Sit comfortably in your chair or squat on a rug and breathe deeply, quietly and evenly. Close your
eyes and let your thoughts run over the question of what you really are. You are about to begin your
great adventure of self enquiry.
One key to success is to think very slowly. The wheel of mind is to be slowed down and
will not be able to rush around from one thing to another. It is for this
characteristic that the ancients
compare the mind to a monkey. Think slowly. Next, formulate your words mentally with great care
and precision. Choose and select each word accurately. Doing this will clarify your thoughts, for you
cannot find a clear and definite phrase to fit your thoughts until you have done so.
First watch your own intellect in its working. Note how thoughts follow one another in endless
sequence. Then realize that there is someone who thinks. Now ask: "Who is this thinker?" Who is
this 'I' that sleeps? What is it in us that we call the 'I'? Those who believe that matter is the only
thing existing will tell you that it is the body; and that he sense of "I Am" arises within the brain
at birth and disappears at death or disintegration of the body.
Now, in order to understand the real nature of this mysterious 'I', and to find out its true relation
to the functions of the body and brain, we must make a penetrating analysis of personality, the
apparent self. This kind of self knowledge does not mean merely sifting and cataloging one's virtues,
vices and qualities. What it means is searching into one's essential spirit. To
evoke the real man
within you, is to evoke your spiritual intelligence. When you can understand what lies behind the
eyes that look back at you from your mirror, you will understand the mystery of life itself.

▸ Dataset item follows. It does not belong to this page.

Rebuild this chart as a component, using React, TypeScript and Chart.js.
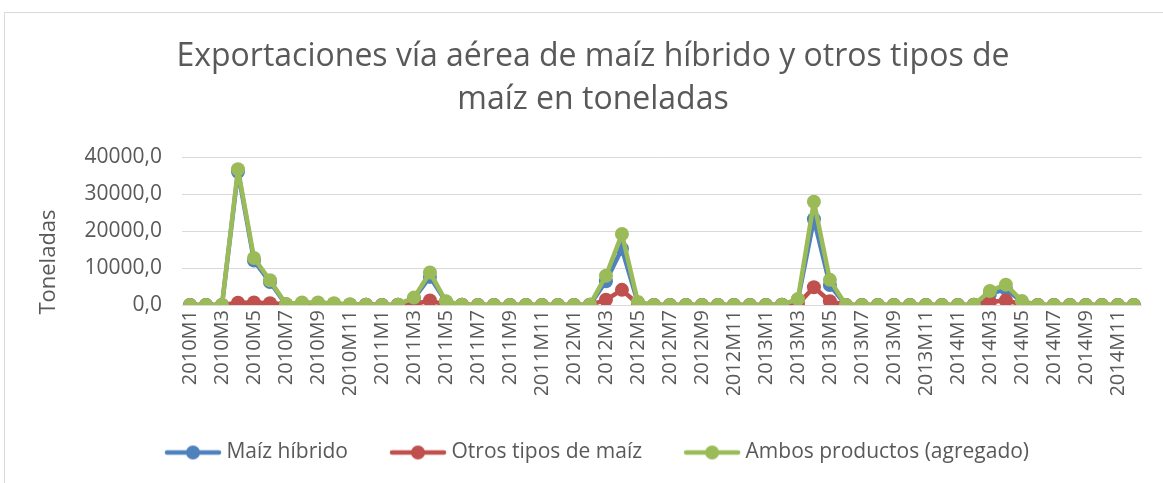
import React, { useEffect, useRef } from "react";
import { Chart, registerables } from "chart.js";

Chart.register(...registerables);

const years = ["2010", "2011", "2012", "2013", "2014"];
const months = ["M1", "M2", "M3", "M4", "M5", "M6", "M7", "M8", "M9", "M10", "M11", "M12"];
const categories: string[] = years.flatMap((y) => months.map((m) => y + m));

const maizHibrido = [
  0, 0, 0, 36000, 12000, 6200, 100, 300, 300, 200, 100, 50,
  0, 50, 1800, 7600, 900, 50, 0, 0, 0, 0, 0, 0,
  0, 50, 6400, 15200, 600, 0, 0, 0, 0, 0, 0, 0,
  0, 50, 1400, 23200, 5400, 0, 0, 0, 0, 0, 0, 0,
  0, 50, 3000, 4300, 900, 0, 0, 0, 0, 0, 0, 0,
];
const otrosTipos = [
  0, 0, 0, 600, 700, 500, 200, 400, 400, 300, 100, 50,
  0, 50, 200, 1200, 100, 50, 0, 0, 0, 0, 0, 0,
  0, 50, 1400, 4100, 200, 0, 0, 0, 0, 0, 0, 0,
  0, 50, 200, 4800, 1000, 0, 0, 0, 0, 0, 0, 0,
  0, 50, 800, 1200, 200, 0, 0, 0, 0, 0, 0, 0,
];
const ambos = [
  0, 0, 0, 36700, 12700, 6700, 300, 700, 700, 500, 200, 100,
  0, 100, 2000, 8800, 1000, 100, 0, 0, 0, 0, 0, 0,
  0, 100, 7900, 19200, 800, 0, 0, 0, 0, 0, 0, 0,
  0, 100, 1600, 27900, 6800, 0, 0, 0, 0, 0, 0, 0,
  0, 100, 3800, 5500, 1100, 0, 0, 0, 0, 0, 0, 0,
];
const seriesNames = ["Maíz híbrido", "Otros tipos de maíz", "Ambos productos (agregado)"];
const seriesColors = ["#4f81bd", "#c0504d", "#9bbb59"];
const titleLines = ["Exportaciones vía aérea de maíz híbrido y otros tipos de", "maíz en toneladas"];
const yTitle = "Toneladas";
const yTicks = { min: 0, max: 40000, step: 10000 };

const FONT = "'Open Sans', sans-serif";
const TEXT = "#595959";

function legendIcon(color: string): HTMLCanvasElement {
  const c = document.createElement("canvas");
  c.width = 58;
  c.height = 16;
  const ctx = c.getContext("2d")!;
  ctx.strokeStyle = color;
  ctx.lineWidth = 4.5;
  ctx.lineCap = "round";
  ctx.beginPath();
  ctx.moveTo(3, 8);
  ctx.lineTo(55, 8);
  ctx.stroke();
  ctx.fillStyle = color;
  ctx.beginPath();
  ctx.arc(29, 8, 7, 0, Math.PI * 2);
  ctx.fill();
  return c;
}

const decorPlugin = {
  id: "decor",
  afterLayout(chart: any) {
    if (chart.legend) {
      chart.legend.left -= 8;
      chart.legend.right -= 8;
    }
  },
  beforeDraw(chart: any) {
    const ctx = chart.ctx;
    ctx.save();
    ctx.strokeStyle = "#d9d9d9";
    ctx.lineWidth = 1;
    ctx.strokeRect(4.5, 12.5, 1400, 600);
    ctx.restore();
  },
  afterDraw(chart: any) {
    const ctx = chart.ctx;
    ctx.save();
    ctx.fillStyle = TEXT;
    ctx.textAlign = "center";
    ctx.textBaseline = "middle";
    ctx.font = `32px ${FONT}`;
    ctx.fillText(titleLines[0], 593, 57);
    ctx.fillText(titleLines[1], 593, 100);
    ctx.translate(49, 262);
    ctx.rotate(-Math.PI / 2);
    ctx.font = `22px ${FONT}`;
    ctx.fillText(yTitle, 0, 0);
    ctx.restore();
  },
};

export default function App() {
  const ref = useRef<HTMLCanvasElement>(null);
  useEffect(() => {
    document.body.style.margin = "0";
    const data = [maizHibrido, otrosTipos, ambos];
    const orders = [3, 2, 1];
    const chart = new Chart(ref.current!, {
      type: "line",
      data: {
        labels: categories,
        datasets: data.map((d, i) => ({
          label: seriesNames[i],
          data: d,
          borderColor: seriesColors[i],
          backgroundColor: seriesColors[i],
          borderWidth: 4.5,
          borderJoinStyle: "round",
          borderCapStyle: "round",
          pointRadius: 7,
          pointBorderWidth: 0,
          pointBackgroundColor: seriesColors[i],
          pointStyle: "circle",
          tension: 0,
          order: orders[i],
          legendIcon: legendIcon(seriesColors[i]),
        })) as any,
      },
      options: {
        animation: false,
        responsive: false,
        layout: { padding: { top: 157, left: 70, right: 18, bottom: 10 } },
        plugins: {
          title: { display: false },
          tooltip: { enabled: false },
          legend: {
            position: "bottom",
            labels: {
              font: { family: FONT, size: 21 },
              color: TEXT,
              usePointStyle: true,
              pointStyleWidth: 46,
              boxHeight: 16,
              padding: 47,
              sort: (a: any, b: any) => a.datasetIndex - b.datasetIndex,
              generateLabels: (ch: any) =>
                ch.data.datasets.map((ds: any, i: number) => ({
                  text: ds.label,
                  fillStyle: ds.borderColor,
                  strokeStyle: ds.borderColor,
                  fontColor: TEXT,
                  lineWidth: 0,
                  pointStyle: ds.legendIcon,
                  hidden: false,
                  datasetIndex: i,
                })),
            },
          },
        },
        scales: {
          x: {
            offset: true,
            grid: { display: false, drawTicks: false },
            border: { display: false },
            ticks: {
              autoSkip: false,
              minRotation: 90,
              maxRotation: 90,
              padding: 5,
              color: TEXT,
              font: { family: FONT, size: 20 },
              callback: (_v: any, i: number) => (i % 2 === 0 ? categories[i] : ""),
            },
            afterFit: (s: any) => {
              s.height = 90;
            },
          },
          y: {
            min: yTicks.min,
            max: yTicks.max,
            grid: { color: "#d9d9d9", lineWidth: 1, drawTicks: false },
            border: { display: false },
            ticks: {
              stepSize: yTicks.step,
              padding: 20,
              color: TEXT,
              font: { family: FONT, size: 21 },
              callback: (v: any) => Number(v).toFixed(1).replace(".", ","),
            },
            afterFit: (s: any) => {
              s.width = 112;
            },
          },
        },
      },
      plugins: [decorPlugin],
    });
    return () => chart.destroy();
  }, []);
  return (
    <div style={{ position: "relative", width: 1163, height: 483, overflow: "hidden" }}>
      <canvas ref={ref} width={1163} height={483} style={{ display: "block" }} />
    </div>
  );
}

If you will steadfastly regard the mystery in you, that is the divine mystery in man, it will eventually
yield and display its secret. When a man begins to ask himself what he is, he has taken the first
step upon a path which will end only when he has found the answer. For there is a permanent
revelation in his heart, but he does not heed it. When a man begins to face his sub-mental mind
and tries to strip the veil which covers it, persistent effort will be its own reward.
The world is in a continuous position of flux and man himself seems to be a mass of changing
emotions and thoughts. But if he will take the trouble to make a deep analysis of himself, and to
ponder that there is a part of himself that receives the flow of impressions from the external world,
and which receives the feelings and thoughts that arise therefrom it will be fruitful. This deeper part
is the true being of man, the unseen witness, the silent spectator - the Overself.